Forum 18 a tenté de savoir auprès du Comité des affaires religieuses du gouvernement – qui fait partie du ministère de l’information et du développement social dans la capitale Astana – pourquoi des personnes et des organisations continuent d’être sanctionnées pour avoir exercé leur liberté de religion ou de conviction.

Le téléphone du président de la commission des affaires religieuses, Yerzhan Nukezhanov, est resté sans réponse à chaque fois que Forum 18 l’a appelé les 30 et 31 mars. L’homme qui a répondu au téléphone du vice-président Anuar Khatiyev a déclaré qu’il était en congé d’études jusqu’à l’été et s’est refusé à tout commentaire. Meyirzhan Nurmukhanbetov, chef du département des organisations islamiques, a refusé de commenter, déclarant “je ne travaille pas sur des cas administratifs”. Il a renvoyé toutes les questions à Beimbet Manetov, chef du département des pratiques d’application de la loi dans le domaine des activités religieuses. Cependant, son téléphone est resté sans réponse les 30 et 31 mars.

Interrogé sur les amendes de 2021, M. Manetov a insisté auprès de Forum 18, le 1er février 2022, sur le fait que les individus devaient être condamnés à une amende s’ils enfreignaient la loi. Interrogé sur les raisons pour lesquelles les tribunaux punissent les personnes qui exercent leur liberté de religion ou de conviction, il a répondu : “Je ne peux pas commenter les décisions des tribunaux.”

Réduire les peines, mais ne pas les abolir ?

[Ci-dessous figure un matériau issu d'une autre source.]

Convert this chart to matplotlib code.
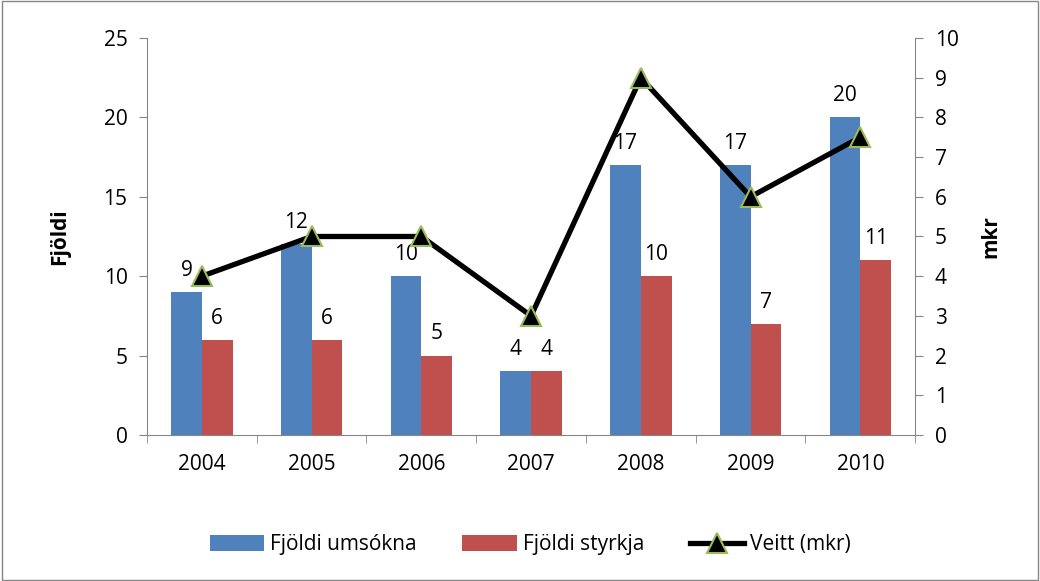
import numpy as np
import matplotlib
matplotlib.use('Agg')
import matplotlib.pyplot as plt
from matplotlib.patches import Rectangle

plt.rcParams['font.family'] = ['Open Sans', 'DejaVu Sans']

years = ['2004', '2005', '2006', '2007', '2008', '2009', '2010']
umsokna = [9, 12, 10, 4, 17, 17, 20]
styrkja = [6, 6, 5, 4, 10, 7, 11]
veitt = [4, 5, 5, 3, 9, 6, 7.5]

blue = '#4F81BD'
red = '#C0504D'
green = '#9BBB59'
axcol = '#868686'
fs = 15

fig = plt.figure(figsize=(10.4, 5.81), dpi=100)
ax = fig.add_axes([0.1413, 0.2513, 0.7387, 0.6833])
ax2 = ax.twinx()

x = np.arange(len(years))
w = 0.28
b1 = ax.bar(x - w/2, umsokna, w, color=blue, label='Fjöldi umsókna')
b2 = ax.bar(x + w/2, styrkja, w, color=red, label='Fjöldi styrkja')
for xi, v in zip(x - w/2, umsokna):
	ax.annotate(str(v), (xi, v), xytext=(0, 8), textcoords='offset points', ha='center', va='bottom', fontsize=fs)
for xi, v in zip(x + w/2, styrkja):
	ax.annotate(str(v), (xi, v), xytext=(0, 8), textcoords='offset points', ha='center', va='bottom', fontsize=fs)

ln, = ax2.plot(x, veitt, color='black', lw=3.8, marker='^', markersize=14,
	markerfacecolor='black', markeredgecolor=green, markeredgewidth=1.5, label='Veitt (mkr)')

ax.set_xlim(-0.5, 6.5)
ax.set_ylim(0, 25)
ax2.set_ylim(0, 10)
ax.set_yticks(range(0, 26, 5))
ax2.set_yticks(range(0, 11))
ax.set_xticks(x)
ax.set_xticklabels(years)
ax.set_xticks(np.arange(-0.5, 7, 1), minor=True)
ax.tick_params(axis='x', which='major', length=0, pad=14, labelsize=fs)
ax.tick_params(axis='x', which='minor', length=6, color=axcol, direction='out')
ax.tick_params(axis='y', length=6, color=axcol, labelsize=fs, pad=8)
ax2.tick_params(axis='y', length=6, color=axcol, labelsize=fs, pad=8)

for a in (ax, ax2):
	a.spines['top'].set_visible(False)
	for s in ('left', 'right', 'bottom'):
		a.spines[s].set_color(axcol)
ax.spines['right'].set_visible(False)
ax2.spines['left'].set_visible(False)
ax2.spines['bottom'].set_visible(False)

ax.set_ylabel('Fjöldi', fontsize=fs, fontweight='bold', labelpad=24)
ax2.set_ylabel('mkr', fontsize=fs, fontweight='bold', labelpad=16)

fig.legend([b1, b2, ln], ['Fjöldi umsókna', 'Fjöldi styrkja', 'Veitt (mkr)'],
	loc='center', bbox_to_anchor=(0.51, 0.062), ncol=3, frameon=False, fontsize=fs,
	handlelength=2.6, handleheight=0.8, handletextpad=0.3, columnspacing=2.2)

fig.patches.append(Rectangle((0.002, 0.002), 0.996, 0.996, transform=fig.transFigure,
	fill=False, edgecolor=axcol, lw=1))

fig.savefig('out.png', dpi=100)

Beimbet Manetov, chef du département de l’application de la loi dans le domaine des activités religieuses, a déclaré à Forum 18 en février 2022 que le comité des affaires religieuses avait achevé les projets d’amendements promis de longue date à l’article 490 du code administratif, qui punit la “violation de la loi sur la religion”. S’ils étaient adoptés sous leur forme actuelle, ces amendements introduiraient un avertissement pour une première “infraction”, et des amendes seulement pour les “infractions” ultérieures. Ils réduiraient également de moitié le montant des amendes.

Le ministère de l’information et du développement social semble avoir préparé ces amendements au début de l’année 2021. Le Forum 18 a pris connaissance d’un premier texte datant de juillet 2021.

M. Manetov a déclaré à Forum 18 le 19 août 2022 que les amendements à l’article 490 du code administratif visant à réduire les amendes et à introduire l’alternative des avertissements étaient soumis à l’approbation de l’administration présidentielle. Il s’attend à ce qu’ils soient soumis au Parlement “assez rapidement”.

Lorsqu’on lui a demandé pourquoi l’article 490 ne pouvait pas être simplement aboli, M. Manetov a répondu : “C’est compliqué – la loi sur la religion énonce toutes les dispositions et le code administratif doit s’y conformer, de sorte que l’article ne peut pas être simplement aboli”.